What to know about Week 11
This game matters so much more than it should. The Panthers are faring better than expected even if I wouldn’t call them good, the Falcons are three games under .500 and 0-2 against the NFC South, and a Carolina win and Falcons loss would mean the Falcons were essentially completely doomed in the division. I’ll let Adnan Ikic sketch that out further, but I can’t impress upon you how critical a win is here. A loss ends the season in every way except the one where the Falcons still have to play seven more games.
The critically important thing here is to show up against the run, something the Falcons couldn’t do last week against the Colts. The first time these two teams met, the Falcons did a solid job on a down-by-down basis but were ground up by 29 carries that went for 111 yards and a Young touchdown, allowing Carolina to control the pace of the game and wait for Atlanta to make a bunch of mistakes. The run defense is demonstrably worse now without Divine Deablo and potentially without LaCale London than last time out, so it’ll take a grittier performance, especially with Dowdle looking as good as he has since that first game.
The second item on the checklist is to force Young into errors. In his first career game against the Falcons, Young threw two interceptions and ate a pair of sacks, fumbling along the way, but since then he has zero interceptions, one fumble, three touchdowns, and a nearly 75% completion rate to go with three rushing touchdowns. That’s glorified game manager stuff at best, but Young has been careful enough with the football to allow Carolina to win the last three matchups he’s started against Atlanta, a recipe he’d like to continue. This red-hot Falcons pass rush needs to change up that formula by forcing Young to make off-kilter throws, move backwards, and panic a little. Young’s good at avoiding sacks—teams have just four against him the past three games—but when pressure has shown up he’s been unable to complete throws and has fumbled once in each of the last three weeks. Pressure works.
If you can do those two things, Carolina’s offense will be limited in terms of the points it can score and the impact it can make on the game; given that they’ve scored 16 or fewer points the past three weeks that feels genuinely attainable. The other half of the team will then have to hold up their end of the bargain, which is more daunting.
Michael Penix Jr. has thrown just one interception—with the help of a little luck, it must be said—since his putrid two pick effort against Carolina last time. The Panthers tried to and succeeded at confusing Penix after the snap, something this team will have spent time looking to correct.
If Penix can avoid costly turnovers, the game is well within reach already, but he’ll also have to step up his accuracy considerably. His two worst games in terms of completion percentage and overall accuracy have come against Carolina and Indianapolis, and the shaky confidence we saw from him post-game against the Colts was not particularly reassuring. Zac Robinson needs to dial up some quick hitters to get Penix going and Penix needs to hit them; we know this team is not going to abandon the pass no matter how well the run is working, so that aspect of the offense cannot be a net negative for Atlanta to win.
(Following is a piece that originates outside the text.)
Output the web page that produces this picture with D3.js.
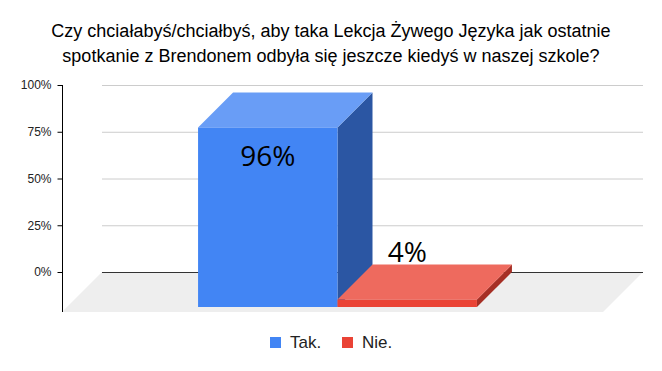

But running the ball will win this one for the Falcons if anything will. Curiously last time out, Tyler Allgeier got just one carry despite the fact that he averages 4.3 yards per carry against the Panthers and has an opponent-high three touchdowns against them, and his bruising work would be welcome to help wear down the 17th-ranked rushing defense in the league. Bijan, meanwhile, got just 13 carries as the Falcons fell in a deep hole, but picked up 72 yards and regularly ripped off chunk gains in Week 3. This duo can easily go over 100 yards against the Panthers, and if they get regular work throughout the game, it will help to move the ball, exhaust Carolina, and keep the Falcons from getting into long third downs they can’t possibly convert.
The Falcons also have to do a much better job on special teams, lest you think I forgot about them. The team had trouble fielding Ryan Fitzgerald’s kicks last time out and averaged under 15 yards per return on five kick returns and picked up a grand total of zero yards fielding a pair of punts; this offense can’t work from deep in their own territory regularly and do anything of note. The team’s coverage units have been a disaster the last couple weeks, too, so while that wasn’t a problem the first time out I’m going to go ahead and suggest it definitely can’t be this time.
It’s a straightforward formula that could apply to most opponents on offense, while on defense it’s really all about more disciplined run defense and making Young uncomfortable. I’ll guarantee you if the Falcons can do all four of these relatively straightforward asks I’ve listed above, they’re going to win this football game. Fail to do so and the season’s effectively over.